→ Short problem
Look below for the line with "Give me the Altair source for this chart." and the line with "import pandas as pd"; repeat exactly those two lines and all lines between them, but no pictures.

→ Charts and diagrams as code
#####

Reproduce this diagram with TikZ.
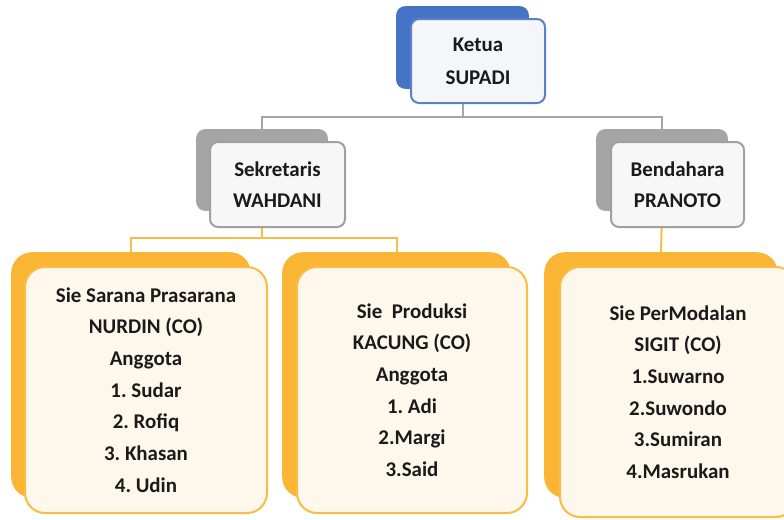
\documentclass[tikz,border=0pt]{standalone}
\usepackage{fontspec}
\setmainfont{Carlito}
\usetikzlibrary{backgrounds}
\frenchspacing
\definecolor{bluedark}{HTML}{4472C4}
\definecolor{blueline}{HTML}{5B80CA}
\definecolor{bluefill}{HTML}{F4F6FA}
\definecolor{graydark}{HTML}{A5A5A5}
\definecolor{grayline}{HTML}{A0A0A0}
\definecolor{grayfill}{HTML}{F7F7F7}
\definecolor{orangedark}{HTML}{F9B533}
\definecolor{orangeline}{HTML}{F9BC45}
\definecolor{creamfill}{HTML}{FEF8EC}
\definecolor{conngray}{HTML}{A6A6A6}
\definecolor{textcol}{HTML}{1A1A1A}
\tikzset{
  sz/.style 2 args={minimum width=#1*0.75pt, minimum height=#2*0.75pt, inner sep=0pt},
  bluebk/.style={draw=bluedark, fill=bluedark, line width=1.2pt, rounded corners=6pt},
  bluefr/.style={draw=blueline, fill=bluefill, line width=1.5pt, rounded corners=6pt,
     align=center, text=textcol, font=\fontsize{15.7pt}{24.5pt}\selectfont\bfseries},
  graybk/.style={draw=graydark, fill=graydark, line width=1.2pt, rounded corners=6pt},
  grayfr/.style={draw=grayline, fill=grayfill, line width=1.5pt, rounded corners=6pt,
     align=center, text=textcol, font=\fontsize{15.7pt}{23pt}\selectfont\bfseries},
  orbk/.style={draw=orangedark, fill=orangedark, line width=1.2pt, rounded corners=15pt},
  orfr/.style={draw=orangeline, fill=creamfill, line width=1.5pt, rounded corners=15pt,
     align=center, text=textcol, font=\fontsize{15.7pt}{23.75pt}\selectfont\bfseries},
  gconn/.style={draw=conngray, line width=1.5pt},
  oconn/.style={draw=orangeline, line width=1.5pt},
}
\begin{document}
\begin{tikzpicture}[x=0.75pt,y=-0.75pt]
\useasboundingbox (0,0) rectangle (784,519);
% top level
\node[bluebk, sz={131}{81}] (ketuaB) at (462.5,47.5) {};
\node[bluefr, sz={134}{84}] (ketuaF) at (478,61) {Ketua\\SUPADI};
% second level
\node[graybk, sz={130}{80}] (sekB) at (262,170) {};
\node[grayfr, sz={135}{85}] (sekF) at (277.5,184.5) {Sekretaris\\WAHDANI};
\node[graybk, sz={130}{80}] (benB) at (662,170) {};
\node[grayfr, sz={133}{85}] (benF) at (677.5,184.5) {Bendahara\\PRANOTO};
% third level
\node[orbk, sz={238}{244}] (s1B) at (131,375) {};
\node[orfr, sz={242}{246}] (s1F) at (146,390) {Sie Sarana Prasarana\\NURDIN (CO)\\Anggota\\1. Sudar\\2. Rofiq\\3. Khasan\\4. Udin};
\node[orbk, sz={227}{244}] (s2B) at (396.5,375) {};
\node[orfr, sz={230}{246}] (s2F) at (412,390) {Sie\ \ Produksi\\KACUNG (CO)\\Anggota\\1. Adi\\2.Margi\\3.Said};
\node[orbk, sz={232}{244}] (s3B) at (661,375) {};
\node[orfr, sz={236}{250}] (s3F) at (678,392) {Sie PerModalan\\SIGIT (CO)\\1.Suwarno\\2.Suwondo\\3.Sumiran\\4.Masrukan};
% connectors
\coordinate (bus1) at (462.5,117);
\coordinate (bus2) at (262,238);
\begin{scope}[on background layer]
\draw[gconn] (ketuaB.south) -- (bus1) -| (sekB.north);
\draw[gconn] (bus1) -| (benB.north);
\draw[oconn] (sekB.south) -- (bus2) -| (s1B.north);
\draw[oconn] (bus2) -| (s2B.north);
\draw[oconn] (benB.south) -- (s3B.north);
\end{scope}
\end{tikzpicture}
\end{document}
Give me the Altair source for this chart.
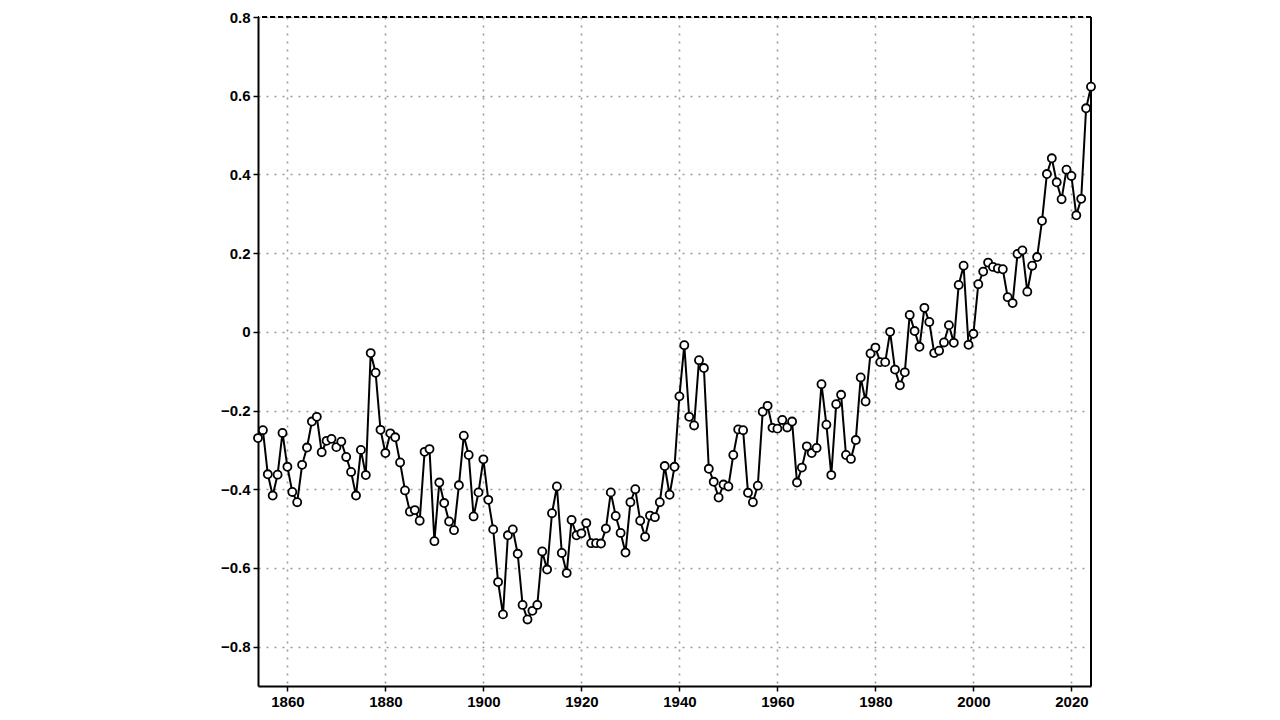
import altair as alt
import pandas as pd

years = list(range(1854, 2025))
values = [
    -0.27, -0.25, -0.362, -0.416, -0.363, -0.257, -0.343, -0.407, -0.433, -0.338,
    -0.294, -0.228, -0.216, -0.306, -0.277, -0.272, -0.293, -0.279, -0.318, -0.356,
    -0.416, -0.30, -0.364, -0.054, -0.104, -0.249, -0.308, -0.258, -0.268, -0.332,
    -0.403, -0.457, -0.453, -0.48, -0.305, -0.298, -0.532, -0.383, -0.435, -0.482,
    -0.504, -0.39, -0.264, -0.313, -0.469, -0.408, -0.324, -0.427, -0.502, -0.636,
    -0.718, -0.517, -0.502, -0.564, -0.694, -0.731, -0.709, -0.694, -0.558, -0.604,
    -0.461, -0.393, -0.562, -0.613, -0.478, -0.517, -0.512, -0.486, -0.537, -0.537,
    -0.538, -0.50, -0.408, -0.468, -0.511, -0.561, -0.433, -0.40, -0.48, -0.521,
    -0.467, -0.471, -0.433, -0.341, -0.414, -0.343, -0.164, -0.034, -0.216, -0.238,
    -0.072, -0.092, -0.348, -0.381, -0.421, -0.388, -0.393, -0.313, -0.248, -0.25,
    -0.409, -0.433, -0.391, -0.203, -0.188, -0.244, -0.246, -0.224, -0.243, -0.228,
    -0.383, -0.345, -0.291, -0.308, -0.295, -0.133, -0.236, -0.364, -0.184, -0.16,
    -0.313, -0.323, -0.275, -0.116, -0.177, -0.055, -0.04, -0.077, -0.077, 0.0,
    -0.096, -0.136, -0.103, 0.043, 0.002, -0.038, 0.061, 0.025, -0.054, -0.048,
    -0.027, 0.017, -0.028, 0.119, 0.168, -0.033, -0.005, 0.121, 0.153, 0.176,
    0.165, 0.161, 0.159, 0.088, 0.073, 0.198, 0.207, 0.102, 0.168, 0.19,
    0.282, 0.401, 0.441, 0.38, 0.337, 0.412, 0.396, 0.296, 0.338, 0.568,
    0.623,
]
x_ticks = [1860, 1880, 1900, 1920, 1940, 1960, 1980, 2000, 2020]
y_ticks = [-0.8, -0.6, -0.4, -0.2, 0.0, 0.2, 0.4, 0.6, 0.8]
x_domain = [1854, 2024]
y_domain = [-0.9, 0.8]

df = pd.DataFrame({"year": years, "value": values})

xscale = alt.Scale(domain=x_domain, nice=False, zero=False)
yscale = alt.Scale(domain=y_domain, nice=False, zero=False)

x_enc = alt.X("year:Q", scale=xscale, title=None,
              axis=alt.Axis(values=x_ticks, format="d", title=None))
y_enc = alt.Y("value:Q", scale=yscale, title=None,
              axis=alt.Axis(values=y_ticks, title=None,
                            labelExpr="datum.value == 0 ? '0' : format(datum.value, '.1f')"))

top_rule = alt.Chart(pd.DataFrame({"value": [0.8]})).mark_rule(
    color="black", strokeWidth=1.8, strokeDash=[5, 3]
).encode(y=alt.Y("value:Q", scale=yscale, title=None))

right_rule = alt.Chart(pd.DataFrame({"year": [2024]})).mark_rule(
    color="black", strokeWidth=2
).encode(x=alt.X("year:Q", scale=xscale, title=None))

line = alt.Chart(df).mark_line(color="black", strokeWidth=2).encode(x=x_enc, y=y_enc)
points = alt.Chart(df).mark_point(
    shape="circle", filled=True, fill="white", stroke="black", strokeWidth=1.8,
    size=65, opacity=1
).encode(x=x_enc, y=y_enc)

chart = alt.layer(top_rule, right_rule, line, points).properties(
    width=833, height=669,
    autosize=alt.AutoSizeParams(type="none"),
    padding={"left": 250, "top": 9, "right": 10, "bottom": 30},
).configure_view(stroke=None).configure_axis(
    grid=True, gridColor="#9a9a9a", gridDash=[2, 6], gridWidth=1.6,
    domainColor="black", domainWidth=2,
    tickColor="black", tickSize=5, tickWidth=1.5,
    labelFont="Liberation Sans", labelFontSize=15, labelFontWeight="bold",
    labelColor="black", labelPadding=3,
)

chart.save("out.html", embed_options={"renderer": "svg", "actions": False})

#####

→ Final result
Give me the Altair source for this chart.
import altair as alt
import pandas as pd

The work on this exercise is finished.